Este hecho produjo un gran escándalo y división en Inglaterra. ¿Era correcta esa postura aperturista de algunos sectores de la iglesia establecida? Por supuesto, Knox estaba en profundo desacuerdo y, para exponer su posición escribió en cuatro días un pequeño libro o pamphlet cuyo argumento era una simple reducción al absurdo. Lo tituló Reunion All Round y pueden leerlo, en inglés, aquí.
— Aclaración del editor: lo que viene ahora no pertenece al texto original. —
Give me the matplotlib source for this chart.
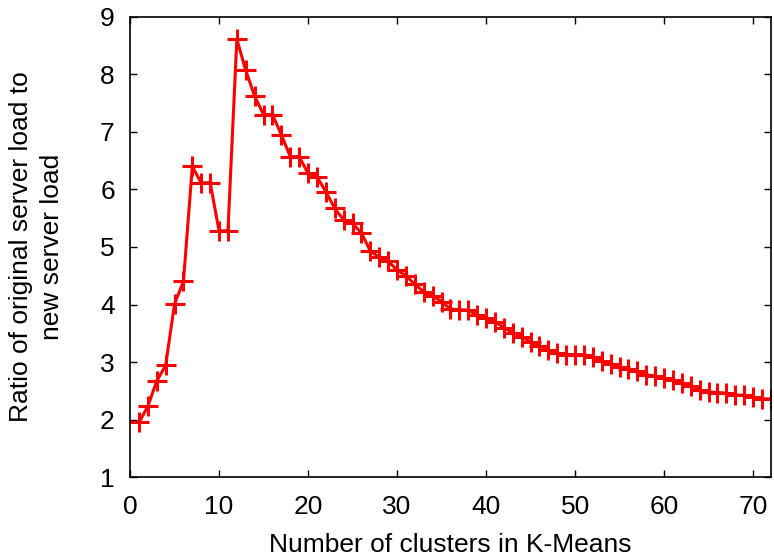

Traslademos los argumentos de Ronnie a nuestra situación actual: Si es un deber, como pareciera, que todos los cristianos deben unirse, borrando las diferencias que los separan –sugiero releer esta catequesis del papa Francisco- ¿por qué no abrirse también a los no cristianos? ¿Por qué no unirnos con los judíos? De ellos solamente nos separa el Concilio de Jerusalén. ¿Y con los mahometanos? Siempre sería posible salvar las diferencias entre la monogamia nuestra y la tetragamia de ellos partiendo diferencias: dos esposas para cada uno. Incluso los ateos deberían ser parte de esta unión pancristiana, ya que siempre sería posible –y esta sería una tarea para encomendarle a Mons. Trucho Fernández- llegar a una fórmula de consenso sobre la Naturaleza Divina que comprenda simultáneamente la existencia y la no existencia.  
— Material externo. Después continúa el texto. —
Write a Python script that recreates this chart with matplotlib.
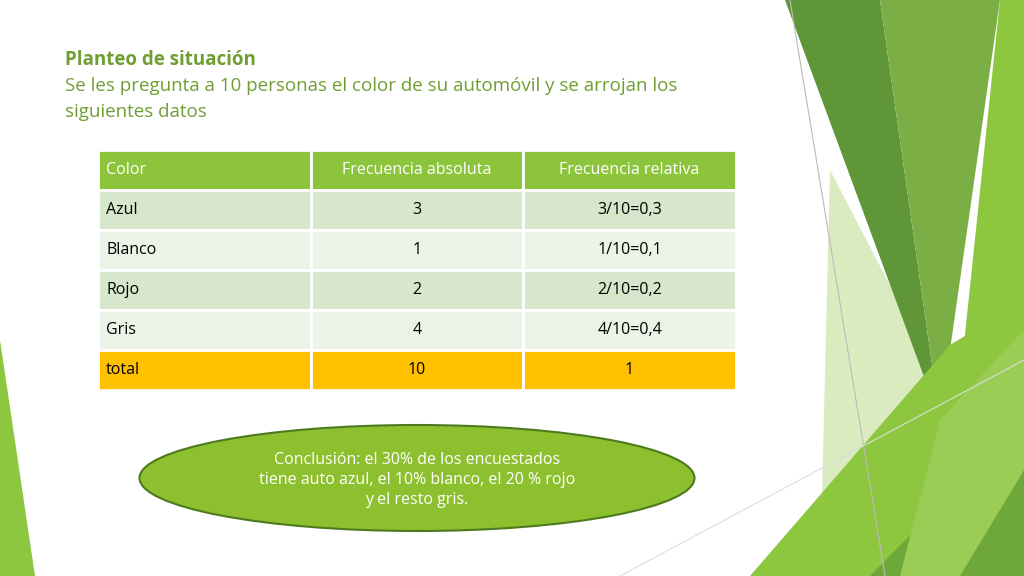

Si los principios que, en época de Knox se propusieron en Kikuyo y que hoy propone el papa Francisco, son apropiados, debemos seguirlos hasta las últimas consecuencias. Si, en nombre de la caridad, es un deber de la Iglesia incluir en ella a todos los que se profesan cristianos, y ella misma debe estar dispuesta a realizar todos los sacrificios que esto implique –no importa que sean litúrgicos, disciplinares o doctrinales-, ¿por qué no deberemos incluir también a todos las personas buenas? ¿Por qué una creencia, por ejemplo la divinidad de Jesucristo, debe ser un impedimento para la inclusión en la Iglesia de puertas abiertas que nos pregonan desde Roma? ¿Por qué debemos incluir, por ejemplo, a un buen hombre como Roberto de Mattei y excluir a otro buen hombre como el ateo Scalfari? Si la Iglesia, que nunca puede perder de vista la caridad, frena la inclusión en su Cuerpo a muchos hombres simplemente por cuestiones de índole disciplinar o doctrinal, ¿no será hora de buscar una Iglesia más caritativa y derribar esas murallas oscurantistas?  
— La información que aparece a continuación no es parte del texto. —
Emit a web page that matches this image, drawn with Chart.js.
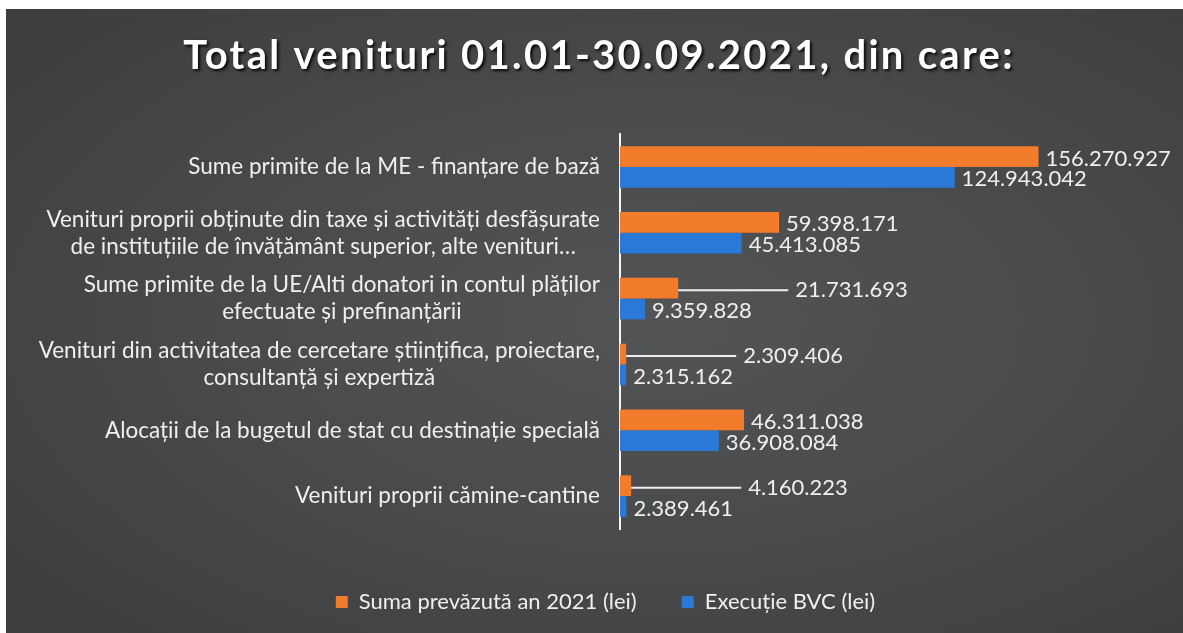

Ronald Knox llevó hasta las últimas consecuencias en un ejercicio lógico los principios que comenzaban a aparecer a comienzos del siglo XX en la Iglesia de Inglaterra, pero nunca llegó a pensar que, casi cien años más tarde, esa iglesia aprobaría la ordenación de mujeres obispos.  Era un absurdo demasiado grotesco.
Me pregunto yo si Bergoglio no es también un absurdo demasiado grotesco para que lo hubiese sido imaginado los católicos de hace cincuenta años.